Bernard's notion of free-floating conceptual segments becomes part of a formal approach that builds on Three Kings' glimpses of imagined scenes. Most obvious here are the images of Albert's thought processes as, zipped into a body-bag to reduce sensory stimuli, his attempts to clear his mind give way to violent and disturbing fantasies. Relaxation techniques involving characters sitting in trees prove similarly unconstructive, while the vision of a Madonna-like Brad as the infant Albert's lactating mother is hard to dislodge. The production design by K.K. Barrett (who worked on Being John Malkovich, Human Nature and Adaptation.) includes an Escher-like maze of corridors and quirky office spaces that would suit a Kaufman screenplay - a resemblance strengthened by such wacky touches as a Spanish crone brought in to chant to the Jaffes' clients about poverty as "a kind of spiritual petit-four" or a cantaloupe left on a desk for no reason.
Russell shares Kaufman's attention to the banal ("If we see you floss or masturbate," Vivian tells Albert, "that might be the key to your entire identity"), and like Adaptation. this is a story that comments on its own unfolding. Jon Brion's score - an eerie synth fairground suite in waltz time - adds to the atmosphere of self-conscious reflexivity, as do jokes about the impenetrability of the central conceit: "You can't deal with my infinite nature, can you?" Dawn bleats. "That is so unfair!" Brad gasps. "Wait, what does that even mean?"
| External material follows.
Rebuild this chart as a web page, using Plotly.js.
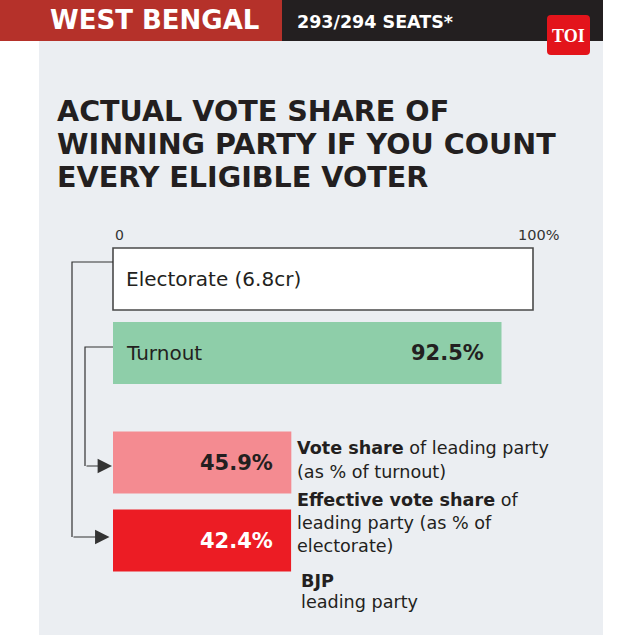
<!DOCTYPE html>
<html>
<head>
<meta charset="utf-8">
<script src="https://cdn.plot.ly/plotly-3.0.1.min.js"></script>
<style>html,body{margin:0;padding:0;background:#fff;}#chart{width:635px;height:635px;}</style>
</head>
<body>
<div id="chart"></div>
<script>
// ---- data ----
const categories = ["Electorate (6.8cr)", "Turnout", "Vote share of leading party", "Effective vote share of leading party"];
const shareLabels = ["", "92.5%", "45.9%", "42.4%"];
const shareValues = [100, 92.5, 45.9, 42.4];          // as printed
const turnoutPct = 92.5;
const leadingParty = "BJP";
const tickVals = [0, 100];
const tickText = ["0", "100%"];

// bar lengths on the common electorate scale (vote share is % of turnout)
const barLengths = [shareValues[0], shareValues[1], shareValues[2] * turnoutPct / 100, shareValues[3]];

// ---- layout constants (pixels) ----
const W = 635, H = 635;
const X0 = 113, PXPER = 4.2;                 // 0% at 113px, 4.2 px per %
const xr = [(0 - X0) / PXPER, (W - X0) / PXPER];
const barCenters = [279, 353, 462.5, 540.5];
const barWidth = 62;
const fills = ["#ffffff", "#8ecea9", "#f48b91", "#ec1c24"];
const lineW = [1.6, 0, 0, 0];
const FONT = "DejaVu Sans";
const DARK = "#231f20";
const dx = px => (px - X0) / PXPER;
const px = p => p / W;
const py = p => 1 - p / H;

const trace = {
  type: "bar", orientation: "h",
  x: barLengths, y: barCenters, width: barWidth,
  marker: {color: fills, line: {color: "#4a4a4a", width: lineW}},
  hoverinfo: "skip", showlegend: false
};

const ann = [];
// header texts
ann.push({xref:"paper", yref:"paper", x:px(48), y:py(20), xanchor:"left", yanchor:"middle", showarrow:false,
  text:"<b>WEST BENGAL</b>", font:{family:FONT, size:26, color:"#fff"}});
ann.push({xref:"paper", yref:"paper", x:px(295), y:py(22), xanchor:"left", yanchor:"middle", showarrow:false,
  text:"<b>293/294 SEATS*</b>", font:{family:FONT, size:17.5, color:"#fff"}});
ann.push({xref:"paper", yref:"paper", x:px(568), y:py(36), xanchor:"center", yanchor:"middle", showarrow:false,
  text:"<b>TOI</b>", font:{family:"Liberation Serif", size:18, color:"#fff"}});
// title
const titleLines = ["ACTUAL VOTE SHARE OF", "WINNING PARTY IF YOU COUNT", "EVERY ELIGIBLE VOTER"];
titleLines.forEach((t, i) => ann.push({xref:"paper", yref:"paper", x:px(55), y:py(111 + i * 33), xanchor:"left", yanchor:"middle",
  showarrow:false, text:"<b>" + t + "</b>", font:{family:FONT, size:28.6, color:DARK}}));
// axis tick labels
ann.push({xref:"x", yref:"y", x:tickVals[0], y:235, xanchor:"left", yanchor:"middle", showarrow:false,
  text:tickText[0], font:{family:FONT, size:14, color:"#333"}});
ann.push({xref:"x", yref:"y", x:tickVals[1], y:235, xanchor:"center", yanchor:"middle", xshift:5, showarrow:false,
  text:tickText[1], font:{family:FONT, size:14.5, color:"#333"}});
// in-bar labels
ann.push({xref:"x", yref:"y", x:0, y:barCenters[0], xanchor:"left", yanchor:"middle", xshift:11, showarrow:false,
  text:categories[0], font:{family:FONT, size:20, color:DARK}});
ann.push({xref:"x", yref:"y", x:0, y:barCenters[1], xanchor:"left", yanchor:"middle", xshift:11, showarrow:false,
  text:categories[1], font:{family:FONT, size:20, color:DARK}});
ann.push({xref:"x", yref:"y", x:barLengths[1], y:barCenters[1], xanchor:"right", yanchor:"middle", xshift:-16, showarrow:false,
  text:"<b>" + shareLabels[1] + "</b>", font:{family:FONT, size:21, color:DARK}});
ann.push({xref:"x", yref:"y", x:barLengths[2], y:barCenters[2], xanchor:"right", yanchor:"middle", xshift:-16, showarrow:false,
  text:"<b>" + shareLabels[2] + "</b>", font:{family:FONT, size:21, color:DARK}});
ann.push({xref:"x", yref:"y", x:barLengths[3], y:barCenters[3], xanchor:"right", yanchor:"middle", xshift:-16, showarrow:false,
  text:"<b>" + shareLabels[3] + "</b>", font:{family:FONT, size:21, color:"#fff"}});
// side descriptions
const sideFont = {family:FONT, size:17.6, color:DARK};
const side = [
  [295, 448, "<b>Vote share</b> of leading party"],
  [295, 472, "(as % of turnout)"],
  [295, 500, "<b>Effective vote share</b> of"],
  [295, 523, "leading party (as % of"],
  [295, 546, "electorate)"],
  [299, 581, "<b>" + leadingParty + "</b>"],
  [299, 602, "leading party"]
];
side.forEach(s => ann.push({xref:"paper", yref:"paper", x:px(s[0]), y:py(s[1]), xanchor:"left", yanchor:"middle",
  showarrow:false, text:s[2], font:sideFont}));
// arrows
ann.push({xref:"x", yref:"y", x:0, y:466, ax:dx(85), ay:466, axref:"x", ayref:"y", text:"", showarrow:true,
  arrowhead:2, arrowsize:2.4, arrowwidth:1.2, arrowcolor:"#333", standoff:1});
ann.push({xref:"x", yref:"y", x:-0.6, y:537, ax:dx(72), ay:537, axref:"x", ayref:"y", text:"", showarrow:true,
  arrowhead:2, arrowsize:2.4, arrowwidth:1.2, arrowcolor:"#333", standoff:1});

const shapes = [
  {type:"rect", xref:"paper", yref:"paper", x0:px(39), x1:px(603), y0:py(635), y1:py(41), fillcolor:"#ebeef2", line:{width:0}, layer:"below"},
  {type:"rect", xref:"paper", yref:"paper", x0:px(0), x1:px(282), y0:py(41), y1:py(0), fillcolor:"#b5312a", line:{width:0}, layer:"below"},
  {type:"rect", xref:"paper", yref:"paper", x0:px(282), x1:px(603), y0:py(41), y1:py(0), fillcolor:"#231f20", line:{width:0}, layer:"below"},
  {type:"path", xref:"x", yref:"y",
   path:`M ${dx(551)} 15 L ${dx(586)} 15 Q ${dx(590)} 15 ${dx(590)} 19 L ${dx(590)} 51 Q ${dx(590)} 55 ${dx(586)} 55 L ${dx(551)} 55 Q ${dx(547)} 55 ${dx(547)} 51 L ${dx(547)} 19 Q ${dx(547)} 15 ${dx(551)} 15 Z`,
   fillcolor:"#e3141b", line:{width:0}, layer:"below"},
  {type:"path", xref:"x", yref:"y", path:`M 0 262 L ${dx(72)} 262 L ${dx(72)} 537`, line:{color:"#333", width:1.2}},
  {type:"path", xref:"x", yref:"y", path:`M 0 347 L ${dx(85)} 347 L ${dx(85)} 466`, line:{color:"#333", width:1.2}}
];

const layout = {
  width: W, height: H,
  margin: {l:0, r:0, t:0, b:0},
  paper_bgcolor: "#ffffff", plot_bgcolor: "rgba(0,0,0,0)",
  xaxis: {range: xr, visible: false, fixedrange: true},
  yaxis: {range: [H, 0], visible: false, fixedrange: true},
  annotations: ann, shapes: shapes,
  font: {family: FONT}
};

Plotly.newPlot("chart", [trace], layout, {displayModeBar: false, staticPlot: true});
</script>
</body>
</html>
That Huckabees never answers this question is perhaps unsurprising: as with Bernard's free-floating segments, which crash to the floor on interruption, the film's pleasures are somewhat transitory, its mild cartoonism never challenged by the ethical jolts of Three Kings. Despite references to "the big September thing" and Vauban's assertion to Albert that where the Sudanese Stephen "was orphaned by civil war, you were orphaned by indifference", the links between the characters' crises and broader socio-political concerns are unclear. Meanwhile the investigators' rival philosophies can't presume to offer revelatory insights into being and nothingness. That the characters are more contented among the detritus of the apple cart might be enough - as Tomlin's character Mary blithely advises in Flirting With Disaster : "Identity is nothing but a construct. You mustn't fixate on it."